Repeat every line of the data exactly, but not the pictures.
**** Source data ****
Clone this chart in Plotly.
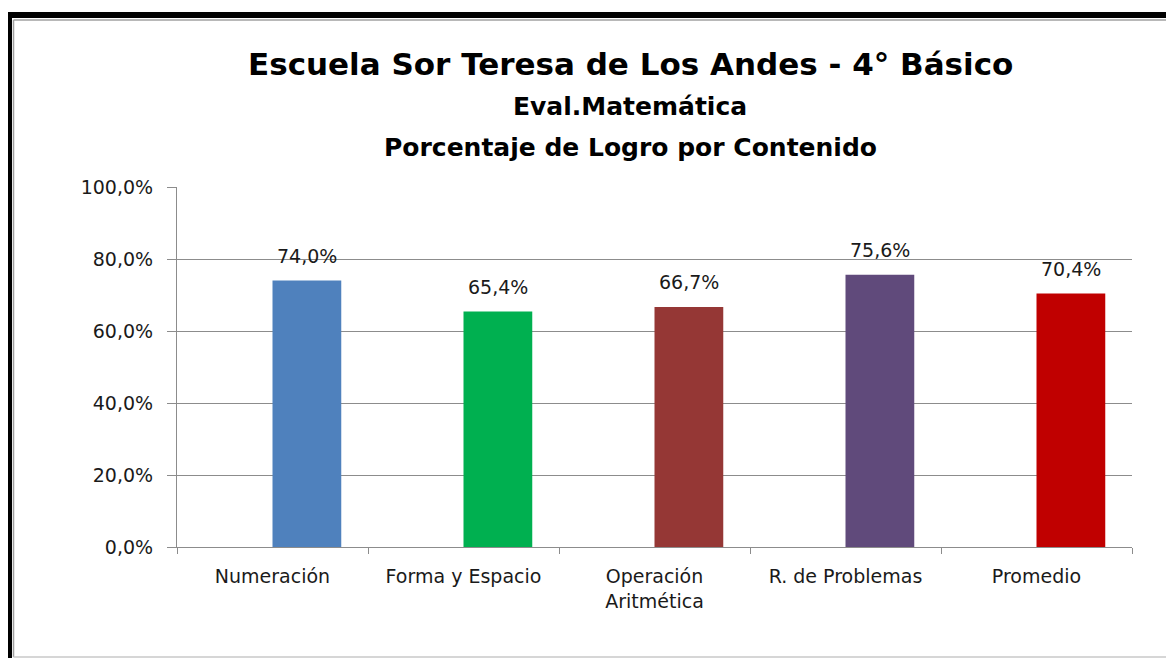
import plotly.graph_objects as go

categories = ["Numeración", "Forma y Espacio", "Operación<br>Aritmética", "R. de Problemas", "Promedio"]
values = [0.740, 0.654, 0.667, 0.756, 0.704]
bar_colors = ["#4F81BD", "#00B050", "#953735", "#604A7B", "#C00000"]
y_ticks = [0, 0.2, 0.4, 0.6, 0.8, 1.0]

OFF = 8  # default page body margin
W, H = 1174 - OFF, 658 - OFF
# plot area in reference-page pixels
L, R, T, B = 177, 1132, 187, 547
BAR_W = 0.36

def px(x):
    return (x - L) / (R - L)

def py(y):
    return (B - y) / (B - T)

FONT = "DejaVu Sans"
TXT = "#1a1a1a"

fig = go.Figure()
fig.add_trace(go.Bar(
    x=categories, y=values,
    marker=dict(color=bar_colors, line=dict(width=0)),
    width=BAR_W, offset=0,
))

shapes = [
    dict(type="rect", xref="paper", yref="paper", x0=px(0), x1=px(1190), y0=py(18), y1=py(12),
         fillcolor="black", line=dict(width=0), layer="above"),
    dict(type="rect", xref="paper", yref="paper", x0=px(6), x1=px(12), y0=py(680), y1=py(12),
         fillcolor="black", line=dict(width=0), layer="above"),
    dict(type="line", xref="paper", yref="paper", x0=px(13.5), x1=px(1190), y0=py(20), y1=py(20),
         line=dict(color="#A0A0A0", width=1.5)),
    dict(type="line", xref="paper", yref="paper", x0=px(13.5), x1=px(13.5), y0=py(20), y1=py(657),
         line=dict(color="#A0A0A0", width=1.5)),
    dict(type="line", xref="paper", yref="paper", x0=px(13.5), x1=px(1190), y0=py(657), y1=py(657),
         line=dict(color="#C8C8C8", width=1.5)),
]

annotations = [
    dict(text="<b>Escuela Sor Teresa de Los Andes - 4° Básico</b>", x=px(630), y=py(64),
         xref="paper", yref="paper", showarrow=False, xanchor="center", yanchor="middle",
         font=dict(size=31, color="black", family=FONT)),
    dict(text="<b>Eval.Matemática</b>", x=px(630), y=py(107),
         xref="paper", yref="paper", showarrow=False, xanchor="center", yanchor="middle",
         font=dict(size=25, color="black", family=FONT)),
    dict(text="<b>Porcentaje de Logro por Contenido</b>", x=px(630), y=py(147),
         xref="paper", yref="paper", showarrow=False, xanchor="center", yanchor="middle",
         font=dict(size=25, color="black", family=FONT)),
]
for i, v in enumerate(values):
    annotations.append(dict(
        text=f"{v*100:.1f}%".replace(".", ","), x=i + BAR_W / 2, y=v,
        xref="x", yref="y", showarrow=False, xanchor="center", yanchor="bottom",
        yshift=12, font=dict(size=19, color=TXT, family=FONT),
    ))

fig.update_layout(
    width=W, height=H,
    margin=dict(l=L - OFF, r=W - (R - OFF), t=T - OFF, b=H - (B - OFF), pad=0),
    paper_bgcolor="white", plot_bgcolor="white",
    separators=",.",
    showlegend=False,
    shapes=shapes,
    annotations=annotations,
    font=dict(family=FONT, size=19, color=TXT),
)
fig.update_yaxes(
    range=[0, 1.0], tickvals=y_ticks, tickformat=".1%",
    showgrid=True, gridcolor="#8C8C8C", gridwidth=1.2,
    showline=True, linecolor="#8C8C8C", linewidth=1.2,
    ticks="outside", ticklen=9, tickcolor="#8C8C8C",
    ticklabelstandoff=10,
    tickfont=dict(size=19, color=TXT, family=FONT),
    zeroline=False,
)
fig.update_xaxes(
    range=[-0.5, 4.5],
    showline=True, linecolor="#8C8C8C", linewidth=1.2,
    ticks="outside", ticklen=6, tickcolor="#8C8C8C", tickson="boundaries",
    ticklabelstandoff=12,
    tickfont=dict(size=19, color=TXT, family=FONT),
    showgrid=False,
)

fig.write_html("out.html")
****
[Task solution]:
Clone this chart in Plotly.
import plotly.graph_objects as go

categories = ["Numeración", "Forma y Espacio", "Operación<br>Aritmética", "R. de Problemas", "Promedio"]
values = [0.740, 0.654, 0.667, 0.756, 0.704]
bar_colors = ["#4F81BD", "#00B050", "#953735", "#604A7B", "#C00000"]
y_ticks = [0, 0.2, 0.4, 0.6, 0.8, 1.0]

OFF = 8  # default page body margin
W, H = 1174 - OFF, 658 - OFF
# plot area in reference-page pixels
L, R, T, B = 177, 1132, 187, 547
BAR_W = 0.36

def px(x):
    return (x - L) / (R - L)

def py(y):
    return (B - y) / (B - T)

FONT = "DejaVu Sans"
TXT = "#1a1a1a"

fig = go.Figure()
fig.add_trace(go.Bar(
    x=categories, y=values,
    marker=dict(color=bar_colors, line=dict(width=0)),
    width=BAR_W, offset=0,
))

shapes = [
    dict(type="rect", xref="paper", yref="paper", x0=px(0), x1=px(1190), y0=py(18), y1=py(12),
         fillcolor="black", line=dict(width=0), layer="above"),
    dict(type="rect", xref="paper", yref="paper", x0=px(6), x1=px(12), y0=py(680), y1=py(12),
         fillcolor="black", line=dict(width=0), layer="above"),
    dict(type="line", xref="paper", yref="paper", x0=px(13.5), x1=px(1190), y0=py(20), y1=py(20),
         line=dict(color="#A0A0A0", width=1.5)),
    dict(type="line", xref="paper", yref="paper", x0=px(13.5), x1=px(13.5), y0=py(20), y1=py(657),
         line=dict(color="#A0A0A0", width=1.5)),
    dict(type="line", xref="paper", yref="paper", x0=px(13.5), x1=px(1190), y0=py(657), y1=py(657),
         line=dict(color="#C8C8C8", width=1.5)),
]

annotations = [
    dict(text="<b>Escuela Sor Teresa de Los Andes - 4° Básico</b>", x=px(630), y=py(64),
         xref="paper", yref="paper", showarrow=False, xanchor="center", yanchor="middle",
         font=dict(size=31, color="black", family=FONT)),
    dict(text="<b>Eval.Matemática</b>", x=px(630), y=py(107),
         xref="paper", yref="paper", showarrow=False, xanchor="center", yanchor="middle",
         font=dict(size=25, color="black", family=FONT)),
    dict(text="<b>Porcentaje de Logro por Contenido</b>", x=px(630), y=py(147),
         xref="paper", yref="paper", showarrow=False, xanchor="center", yanchor="middle",
         font=dict(size=25, color="black", family=FONT)),
]
for i, v in enumerate(values):
    annotations.append(dict(
        text=f"{v*100:.1f}%".replace(".", ","), x=i + BAR_W / 2, y=v,
        xref="x", yref="y", showarrow=False, xanchor="center", yanchor="bottom",
        yshift=12, font=dict(size=19, color=TXT, family=FONT),
    ))

fig.update_layout(
    width=W, height=H,
    margin=dict(l=L - OFF, r=W - (R - OFF), t=T - OFF, b=H - (B - OFF), pad=0),
    paper_bgcolor="white", plot_bgcolor="white",
    separators=",.",
    showlegend=False,
    shapes=shapes,
    annotations=annotations,
    font=dict(family=FONT, size=19, color=TXT),
)
fig.update_yaxes(
    range=[0, 1.0], tickvals=y_ticks, tickformat=".1%",
    showgrid=True, gridcolor="#8C8C8C", gridwidth=1.2,
    showline=True, linecolor="#8C8C8C", linewidth=1.2,
    ticks="outside", ticklen=9, tickcolor="#8C8C8C",
    ticklabelstandoff=10,
    tickfont=dict(size=19, color=TXT, family=FONT),
    zeroline=False,
)
fig.update_xaxes(
    range=[-0.5, 4.5],
    showline=True, linecolor="#8C8C8C", linewidth=1.2,
    ticks="outside", ticklen=6, tickcolor="#8C8C8C", tickson="boundaries",
    ticklabelstandoff=12,
    tickfont=dict(size=19, color=TXT, family=FONT),
    showgrid=False,
)

fig.write_html("out.html")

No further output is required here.